Submitted by John Gavin.

## The Unbreakable Wikipedia?

Creating, Destroying, and Restoring Value in Wikipedia Department of Computer Science and Engineering at the University of Minnesota, 2007.
Univ. of Minnesota: Less Than 1/2 Percent of Wikipedia Content is Damaged Fox News (Twin Cities), November 5, 2007.

The University of Minnesota computer science and engineering faculty and students found that only a few edits inflict damage on the integrity of content within Wikipedia and that damage is typically fixed quickly. The study estimated a probability of less than one-half percent (0.0037) that the typical viewing of a Wikipedia article would find it in a damaged state.

(This submission to Chance News 31 will be expanded, but it is important to ask incisive questions about this study, especially to demand a definition of what constitutes "vandalism" and "damage". The following passage from Wikipedia is downright horrid, but would it constitute a "damaged" piece of content? Our guess is that the Minnesota study would have accepted a passage like this as "undamaged", but we still need to read the white paper itself.)
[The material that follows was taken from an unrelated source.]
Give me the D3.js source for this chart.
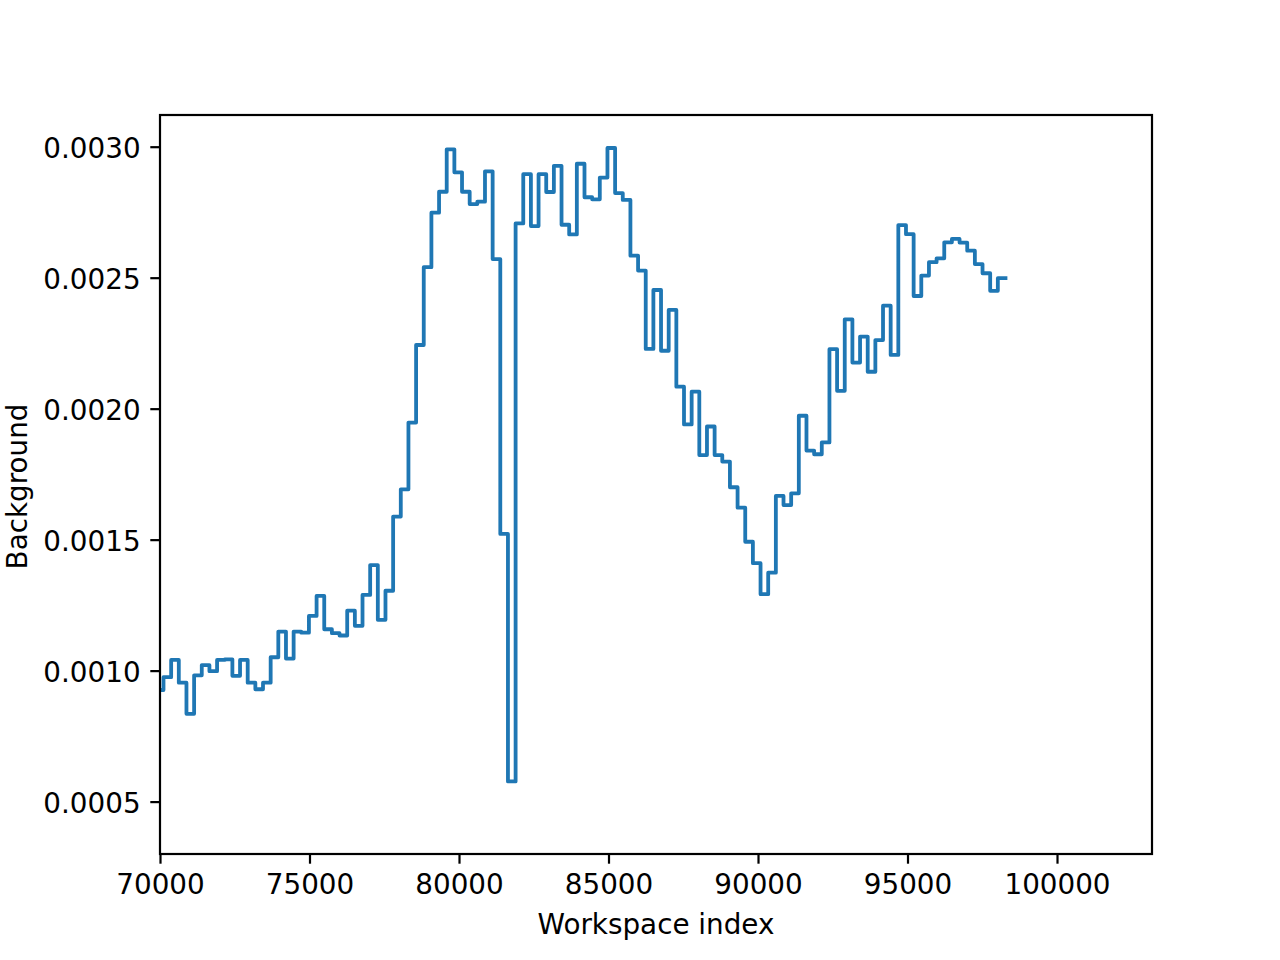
<!DOCTYPE html>
<html>
<head>
<meta charset="utf-8">
<script src="https://cdn.jsdelivr.net/npm/d3@7"></script>
<style>
  body { margin: 0; background: #fff; }
  text { font-family: "DejaVu Sans", sans-serif; fill: #000; }
</style>
</head>
<body>
<div id="plot"></div>
<script>
// start of each step (workspace index), last entry closes the final step
const binStarts = [69861,
  70117, 70373, 70629, 70885, 71141, 71397, 71653, 71909, 72165, 72421,
  72677, 72933, 73189, 73445, 73701, 73957, 74213, 74469, 74725, 74981,
  75237, 75493, 75749, 76005, 76261, 76517, 76773, 77029, 77285, 77541,
  77797, 78053, 78309, 78565, 78821, 79077, 79333, 79589, 79845, 80101,
  80357, 80613, 80869, 81125, 81381, 81637, 81893, 82149, 82405, 82661,
  82917, 83173, 83429, 83685, 83941, 84197, 84453, 84709, 84965, 85221,
  85477, 85733, 85989, 86245, 86501, 86757, 87013, 87269, 87525, 87781,
  88037, 88293, 88549, 88805, 89061, 89317, 89573, 89829, 90085, 90341,
  90597, 90853, 91109, 91365, 91621, 91877, 92133, 92389, 92645, 92901,
  93157, 93413, 93669, 93925, 94181, 94437, 94693, 94949, 95205, 95461,
  95717, 95973, 96229, 96485, 96741, 96997, 97253, 97509, 97765, 98021,
  98277];

// background value of each step
const background = [0.000926,
  0.000975, 0.001041, 0.000954, 0.000835, 0.000982, 0.001021, 0.000998, 0.001041, 0.001043, 0.000980,
  0.001041, 0.000954, 0.000929, 0.000954, 0.001051, 0.001149, 0.001046, 0.001149, 0.001145, 0.001209,
  0.001285, 0.001158, 0.001143, 0.001134, 0.001229, 0.001171, 0.001289, 0.001403, 0.001194, 0.001305,
  0.001588, 0.001692, 0.001947, 0.002243, 0.002540, 0.002748, 0.002828, 0.002990, 0.002902, 0.002828,
  0.002781, 0.002790, 0.002906, 0.002571, 0.001522, 0.000577, 0.002707, 0.002895, 0.002697, 0.002895,
  0.002827, 0.002927, 0.002702, 0.002665, 0.002935, 0.002807, 0.002799, 0.002882, 0.002995, 0.002823,
  0.002797, 0.002584, 0.002527, 0.002228, 0.002453, 0.002221, 0.002377, 0.002084, 0.001940, 0.002065,
  0.001823, 0.001932, 0.001823, 0.001798, 0.001700, 0.001622, 0.001492, 0.001410, 0.001292, 0.001374,
  0.001667, 0.001632, 0.001677, 0.001973, 0.001840, 0.001826, 0.001871, 0.002227, 0.002068, 0.002341,
  0.002176, 0.002275, 0.002141, 0.002262, 0.002393, 0.002205, 0.002701, 0.002666, 0.002430, 0.002508,
  0.002559, 0.002574, 0.002635, 0.002648, 0.002634, 0.002603, 0.002552, 0.002517, 0.002450, 0.002498];

const xTicks = [70000, 75000, 80000, 85000, 90000, 95000, 100000];
const yTicks = [0.0005, 0.0010, 0.0015, 0.0020, 0.0025, 0.0030];
const xDomain = [70000, 103177];
const yDomain = [0.000300, 0.003121];

const W = 1280, H = 960;
const margin = {top: 115, right: 128, bottom: 106, left: 160},
  width = W - margin.left - margin.right,
  height = H - margin.top - margin.bottom;

const fontSize = 27.8, tickLen = 9.7, tickPad = 9.7;

const svg = d3.select('#plot')
  .append("svg")
    .attr("width", W)
    .attr("height", H);

const g = svg.append("g")
  .attr("transform", `translate(${margin.left},${margin.top})`);

const x = d3.scaleLinear().domain(xDomain).range([0, width]);
const y = d3.scaleLinear().domain(yDomain).range([height, 0]);

svg.append("defs").append("clipPath").attr("id", "clip")
  .append("rect").attr("width", width).attr("height", height);

// the step line: each value holds until the next bin start
const pts = background.map((v, i) => [binStarts[i], v]);
pts.push([binStarts[binStarts.length - 1], background[background.length - 1]]);

const line = d3.line()
  .x(d => x(d[0]))
  .y(d => y(d[1]))
  .curve(d3.curveStepAfter);

g.append("path")
  .datum(pts)
  .attr("clip-path", "url(#clip)")
  .attr("d", line)
  .style("fill", "none")
  .style("stroke", "#1f77b4")
  .style("stroke-width", 3.8)
  .style("stroke-linejoin", "round")
  .style("stroke-linecap", "square");

// axes
const xAxis = g.append("g")
  .attr("transform", `translate(0,${height})`)
  .call(d3.axisBottom(x).tickValues(xTicks).tickFormat(d3.format("d"))
    .tickSize(tickLen).tickPadding(tickPad));
const yAxis = g.append("g")
  .call(d3.axisLeft(y).tickValues(yTicks).tickFormat(d3.format(".4f"))
    .tickSize(tickLen).tickPadding(tickPad));

[xAxis, yAxis].forEach(a => {
  a.select(".domain").remove();
  a.selectAll(".tick line").attr("stroke", "#000").attr("stroke-width", 2.2);
  a.selectAll(".tick text")
    .style("font-size", fontSize + "px")
    .style("font-family", "DejaVu Sans")
    .attr("fill", "#000");
});
xAxis.selectAll(".tick text").attr("dy", null).attr("y", tickLen + tickPad)
  .attr("dominant-baseline", "hanging");
yAxis.selectAll(".tick text").attr("dy", "0.38em");

// frame
g.append("rect")
  .attr("width", width)
  .attr("height", height)
  .style("fill", "none")
  .style("stroke", "#000")
  .style("stroke-width", 2.2);

// labels
svg.append("text")
  .attr("x", margin.left + width / 2)
  .attr("y", 934)
  .attr("text-anchor", "middle")
  .style("font-size", fontSize + "px")
  .text("Workspace index");

svg.append("text")
  .attr("transform", `translate(27,${margin.top + height / 2 + 2}) rotate(-90)`)
  .attr("text-anchor", "middle")
  .style("font-size", fontSize + "px")
  .text("Background");
</script>
</body>
</html>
From the "History of western Eurasia" article in Wikipedia:

As the Viking raids subsided the Magyars arrived. Crossing the Carpathians they, in 896, occupied the Upper Tisza river, from which they conducted raids through much of Western Europe. However, in 955 they were defeated by Otto of Germany at the Battle of Lechfeld. The defeat was so crushing that the Magyars decided that 'if you can't beat them join them' and in 1000 their King was accepting his royal regalia from the Pope. Otto on the strength of that victory was able to secure the tittle of Emperor. This German based Holy Roman Empire was to be the major power in Christian Europe for some time to come. As well as this "rebirth" of Western Roman Empire, the Eastern Roman Empire continued to be the up.